The only method I've found for finding anything close to "truth" is to scour publications from across the political spectrum. Compare and contrast with al Jazeera and the BBC. Keep track of what various bloggers (of different mindsets) are saying. Keep my finger on the post of opinion sites like /. Assume that anything the MSM claims about a topic is a lie. Enjoy the internet as a fact-checking mechanism while it's available.

Compared to the morass of lies that is general accepted in America as "journalism", libel and slander are minor irritants, at worst.

Lying to sell a product is totally different. That is fraud. For the vast majority of the herd, the MSM completely excludes everyone else's press. But, hey.
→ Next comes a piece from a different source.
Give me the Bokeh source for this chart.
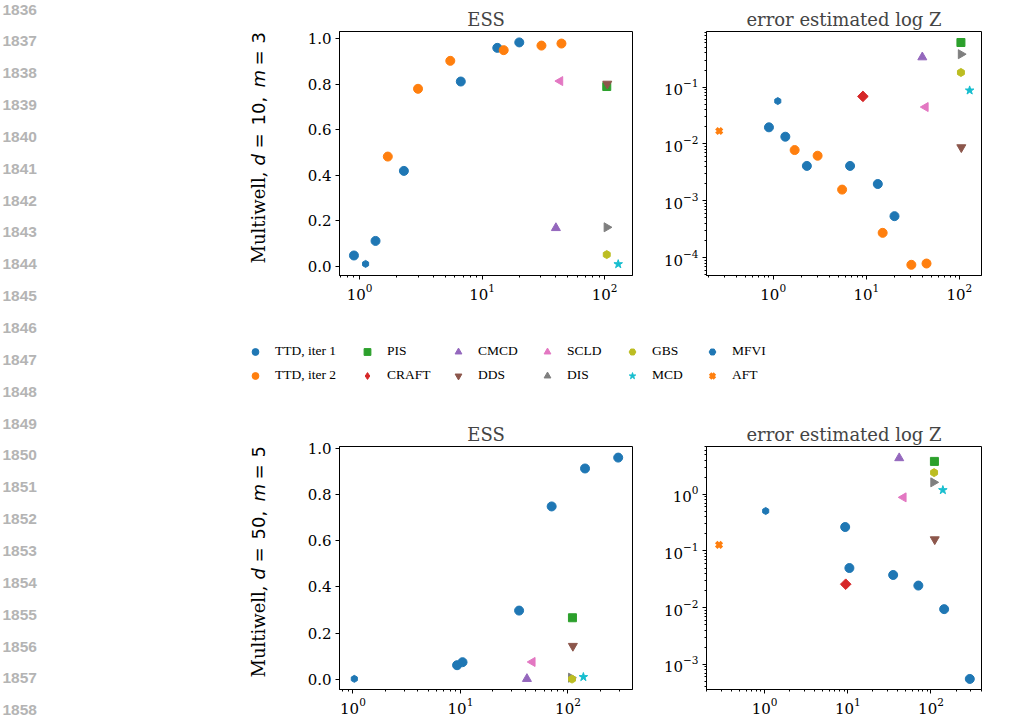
import math
from bokeh.plotting import figure
from bokeh.layouts import row, column
from bokeh.models import (Range1d, FixedTicker, NumeralTickFormatter, LogTicker,
                          Legend, LegendItem)
from bokeh.core.properties import value
from bokeh.embed import file_html
from bokeh.resources import INLINE

# ---------------- data ----------------
methods = ["TTD, iter 1", "TTD, iter 2", "PIS", "CRAFT", "CMCD", "DDS",
           "SCLD", "DIS", "GBS", "MCD", "MFVI", "AFT"]
colors = ["#1f77b4", "#ff7f0e", "#2ca02c", "#d62728", "#9467bd", "#8c564b",
          "#e377c2", "#7f7f7f", "#bcbd22", "#17becf", "#1f77b4", "#ff7f0e"]

# Multiwell d=10, m=3
d10_ttd1_x = [0.9, 1.35, 2.3, 6.7, 13.3, 20.1]
d10_ttd1_ess = [0.047, 0.111, 0.419, 0.812, 0.96, 0.984]
d10_ttd1_err = [0.0196, 0.0134, 0.0041, 0.0041, 0.00197, 0.000535]
d10_ttd2_x = [1.7, 3.0, 5.5, 15.0, 30.5, 44.4]
d10_ttd2_ess = [0.482, 0.78, 0.903, 0.95, 0.97, 0.979]
d10_ttd2_err = [0.0078, 0.0062, 0.00157, 0.000272, 7.45e-5, 7.85e-5]
baselines = ["PIS", "CRAFT", "CMCD", "DDS", "SCLD", "DIS", "GBS", "MCD", "MFVI", "AFT"]
d10_base_x = [104, 9.2, 40, 105, 43.3, 104, 104, 129, 1.12, 0.263]
d10_base_ess = [0.79, None, 0.168, 0.802, 0.814, 0.171, 0.051, 0.009, 0.01, None]
d10_base_err = [0.61, 0.0687, 0.336, 0.0087, 0.0446, 0.38, 0.181, 0.0875, 0.0568, 0.0169]

# Multiwell d=50, m=5
d50_ttd1_x = [9.3, 10.45, 35.1, 70.5, 144, 293]
d50_ttd1_ess = [0.062, 0.075, 0.298, 0.748, 0.912, 0.959]
d50_ttd1_err = [0.265, 0.050, 0.0377, 0.0245, 0.0094, 0.00055]
d50_base_x = [110, 9.44, 41.5, 111, 46.7, 107, 109, 139, 1.03, 0.283]
d50_base_ess = [0.267, None, 0.003, 0.145, 0.076, 0.008, 0.002, 0.011, 0.003, None]
d50_base_err = [3.82, 0.0259, 4.37, 0.16, 0.885, 1.63, 2.42, 1.19, 0.508, 0.128]

ess_ticks = [0.0, 0.2, 0.4, 0.6, 0.8, 1.0]
line_numbers = list(range(1836, 1859))

# ---------------- styles ----------------
marker_style = {
    "TTD, iter 1": dict(marker="circle", size=9, angle=0),
    "TTD, iter 2": dict(marker="circle", size=9, angle=0),
    "PIS": dict(marker="square", size=8, angle=0),
    "CRAFT": dict(marker="square", size=7.5, angle=math.pi / 4),
    "CMCD": dict(marker="triangle", size=9, angle=0),
    "DDS": dict(marker="inverted_triangle", size=9, angle=0),
    "SCLD": dict(marker="triangle", size=9, angle=math.pi / 2),
    "DIS": dict(marker="triangle", size=9, angle=-math.pi / 2),
    "GBS": dict(marker="hex", size=8, angle=math.pi / 6),
    "MCD": dict(marker="star", size=9, angle=0),
    "MFVI": dict(marker="hex", size=7, angle=math.pi / 6),
    "AFT": dict(marker="x", size=8, angle=0),
}
SERIF = "DejaVu Serif"
SANS = "DejaVu Sans"

# page geometry (pixels)
TOP_H, MID_Y0, MID_Y1, PAGE_H = 318, 318, 405, 719


def marker_kw(name, legend=False):
    c = colors[methods.index(name)]
    st = marker_style[name]
    if st["marker"] == "x":
        return dict(marker="x", angle=st["angle"], line_color=c, line_width=3.5)
    mk = st["marker"]
    if legend and name == "CRAFT":
        mk = "diamond"
    return dict(marker=mk, angle=st["angle"], fill_color=c, line_color=c)


def style_panel(p, title, ylog):
    p.title.text = title
    p.title.align = "center"
    p.title.text_font = SERIF
    p.title.text_font_size = "18px"
    p.title.text_font_style = "normal"
    p.title.standoff = 3
    p.grid.visible = False
    p.outline_line_color = "black"
    p.outline_line_alpha = 1.0
    p.outline_line_width = 1
    for ax in (p.xaxis[0], p.yaxis[0]):
        ax.axis_line_color = "black"
        ax.major_tick_line_color = "black"
        ax.minor_tick_line_color = "black"
        ax.major_tick_in = 0
        ax.major_tick_out = 4
        ax.minor_tick_in = 0
        ax.minor_tick_out = 2
        ax.major_label_text_font = SERIF
        ax.major_label_text_font_size = "15px"
        ax.major_label_text_color = "black"
        ax.major_label_standoff = 4
    p.xaxis[0].ticker = LogTicker(num_minor_ticks=10)
    if ylog:
        p.yaxis[0].ticker = LogTicker(num_minor_ticks=10)
    else:
        p.yaxis[0].ticker = FixedTicker(ticks=ess_ticks)
        p.yaxis[0].formatter = NumeralTickFormatter(format="0.0")
        p.yaxis[0].minor_tick_out = 0


def add_points(p, name, xs, ys):
    pts = [(x, y) for x, y in zip(xs, ys) if y is not None]
    if not pts:
        return
    p.scatter([a for a, _ in pts], [b for _, b in pts],
              size=marker_style[name]["size"], **marker_kw(name))


def panel(width, height, bl, br, bt, bb, xr, yr, ylog, title, series):
    p = figure(width=width, height=height, x_axis_type="log",
               y_axis_type="log" if ylog else "linear",
               x_range=Range1d(*xr), y_range=Range1d(*yr),
               output_backend="svg", toolbar_location=None,
               min_border_left=bl, min_border_right=br,
               min_border_top=bt, min_border_bottom=bb)
    style_panel(p, title, ylog)
    for name, xs, ys in series:
        add_points(p, name, xs, ys)
    return p


def series_for(ttd1, ttd2, bx, by):
    s = [("TTD, iter 1",) + ttd1]
    if ttd2 is not None:
        s.append(("TTD, iter 2",) + ttd2)
    for n, x, y in zip(baselines, bx, by):
        s.append((n, [x], [y]))
    return s


BOT_H = PAGE_H - MID_Y1
tl = panel(360, TOP_H, 39, 28, 31, TOP_H - 275, (0.686, 168.7), (-0.041, 1.032), False,
           "ESS",
           series_for((d10_ttd1_x, d10_ttd1_ess), (d10_ttd2_x, d10_ttd2_ess),
                      d10_base_x, d10_base_ess))
tr = panel(350, TOP_H, 29, 29, 31, TOP_H - 275, (0.192, 173), (4.83e-5, 0.953), True,
           "error estimated log Z",
           series_for((d10_ttd1_x, d10_ttd1_err), (d10_ttd2_x, d10_ttd2_err),
                      d10_base_x, d10_base_err))
bl = panel(360, BOT_H, 39, 28, 446 - MID_Y1, 30, (0.75, 398), (-0.043, 1.007), False,
           "ESS",
           series_for((d50_ttd1_x, d50_ttd1_ess), None, d50_base_x, d50_base_ess))
br = panel(350, BOT_H, 29, 29, 446 - MID_Y1, 30, (0.2, 405), (3.58e-4, 7.0), True,
           "error estimated log Z",
           series_for((d50_ttd1_x, d50_ttd1_err), None, d50_base_x, d50_base_err))


# ---------------- helper figures (page-pixel coordinates) ----------------
def line_y(n):
    return 9.0 + 31.85 * (n - 1836)


def helper(x0, x1, y0, y1):
    h = figure(width=x1 - x0, height=y1 - y0, x_range=Range1d(x0, x1),
               y_range=Range1d(y1, y0), output_backend="svg",
               toolbar_location=None, min_border=0, title=None,
               x_axis_location=None, y_axis_location=None)
    h.extra_y_ranges = {"hidden": Range1d(1e6, 2e6)}
    h.grid.visible = False
    h.outline_line_color = None
    nums = [n for n in line_numbers if y0 <= line_y(n) < y1]
    h.text(x=[2] * len(nums), y=[line_y(n) for n in nums],
           text=[str(n) for n in nums], text_font=value("Liberation Sans"),
           text_font_style="bold", text_font_size="15.5px", text_color="#b4b4b4",
           text_align="left", text_baseline="middle")
    return h


def legend_column(h, names, xs_list, ys_list, loc):
    items = []
    for name, xs, ys in zip(names, xs_list, ys_list):
        pts = [(x, y) for x, y in zip(xs, ys) if y is not None]
        r = h.scatter([a for a, _ in pts], [b for _, b in pts], y_range_name="hidden",
                      size=marker_style[name]["size"], **marker_kw(name, legend=True))
        items.append(LegendItem(label=name, renderers=[r]))
    lg = Legend(items=items, location=loc, orientation="vertical",
                padding=0, margin=0, spacing=4, glyph_width=20, glyph_height=17,
                label_height=20, label_standoff=10, border_line_color=None,
                background_fill_alpha=0, label_text_font="Liberation Serif",
                label_text_font_size="13.5px", label_text_color="black")
    h.add_layout(lg, "center")


def ylabel(h, ystart, dval, mval):
    pieces = [("Multiwell,", SERIF, "normal", 0),
              ("d", SANS, "italic", 98),
              ("=", SANS, "normal", 115),
              (dval + ",", SANS, "normal", 138),
              ("m", SANS, "italic", 176),
              ("=", SANS, "normal", 198),
              (mval, SANS, "normal", 220)]
    for txt, font, style, off in pieces:
        h.text(x=[258], y=[ystart - off], text=[txt], text_font=value(font),
               text_font_style=style, text_font_size="18px", text_color="black",
               angle=math.pi / 2, text_align="left", text_baseline="middle")


lt = helper(0, 300, 0, TOP_H)
ylabel(lt, 263, "10", "3")
lb = helper(0, 300, MID_Y1, PAGE_H)
ylabel(lb, 677, "50", "5")

mid = helper(0, 1010, MID_Y0, MID_Y1)
col_x = [255, 367, 458, 547, 632, 712]
for ci in range(6):
    names = methods[ci * 2: ci * 2 + 2]
    if ci == 0:
        xs_list = [d10_ttd1_x, d10_ttd2_x]
        ys_list = [d10_ttd1_err, d10_ttd2_err]
    else:
        xs_list = [[d10_base_x[baselines.index(n)]] for n in names]
        ys_list = [[d10_base_err[baselines.index(n)]] for n in names]
    legend_column(mid, names, xs_list, ys_list, (col_x[ci] - 10, MID_Y1 - 385))

top = row(column(lt), tl, tr)
bottom = row(column(lb), bl, br)
layout = column(top, mid, bottom)
open("out.html", "w").write(file_html(layout, INLINE))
They have the money, and the credentials. So they must be telling everybody all the important stuff, right?

Maybe things are different in Canada. In the US, the media has become the propaganda arm for the giant commercial arm that owns 'our' government. Oh, hey, look! This star basketball player got suspended for three games some mysterious reason!

Comment Re:It's Not ALL Bloggers (Score 2) 353

IANAL, but, AFAICT, speculation and innuendo most definitely are protected. "Real" journalists do that sort of thing all the time.

e.g. Headline: Is Obama a Muslim? Story: Of course he isn't...

Most people just read the headline. A few months later, their brains will have filtered out the smaller words and just remember "Obama, Muslim". That's one of the big reasons so many people today still believe he is.

I don't remember the target, but I remember a long-running smear campaign a few years back. Some guy registered a domain named something along the lines of so-and-so-is-not-an-idiotic-jerk.com then put up a website full of innuendo. Things like "Are the rumors that so-and-so molests children true? We here at so-and-so-is-not-an-idiotic-jerk.com don't believe them for a second. Anonymous sources claim that so-and-so enjoys torturing kittens, but we don't think those sources are credible."

IIRC, the legal battle was pretty spectacular. After the website owner won, they kissed and made up. He transferred ownership of the domain to his target, and it's been largely forgotten. I'm not having any luck tracking it down on google, so this is hearsay and should probably be ignored.

We also have a lot of leeway when providing examples. It would probably be libel for someone to write "Alex Greeley, of Frog Leap, ND sells illegal fireworks" (I intend that example to be completely fictional. If there is such a person and place, I apologize profusely. I did not mean anything by it). But I could have used a real person and place and probably gotten away with it just fine.

Anyway. What you can't do is come out and make inflammatory declarative statements directly. She apparently wrote that the behavior of some lawyer (who she named) in some case (which she cited) was criminal. No evidence beyond an anonymous source. "Real" journalists can't get away with that sort of thing.

To me, that's why this ruling is so scary. It doesn't seem relevant to the case at hand.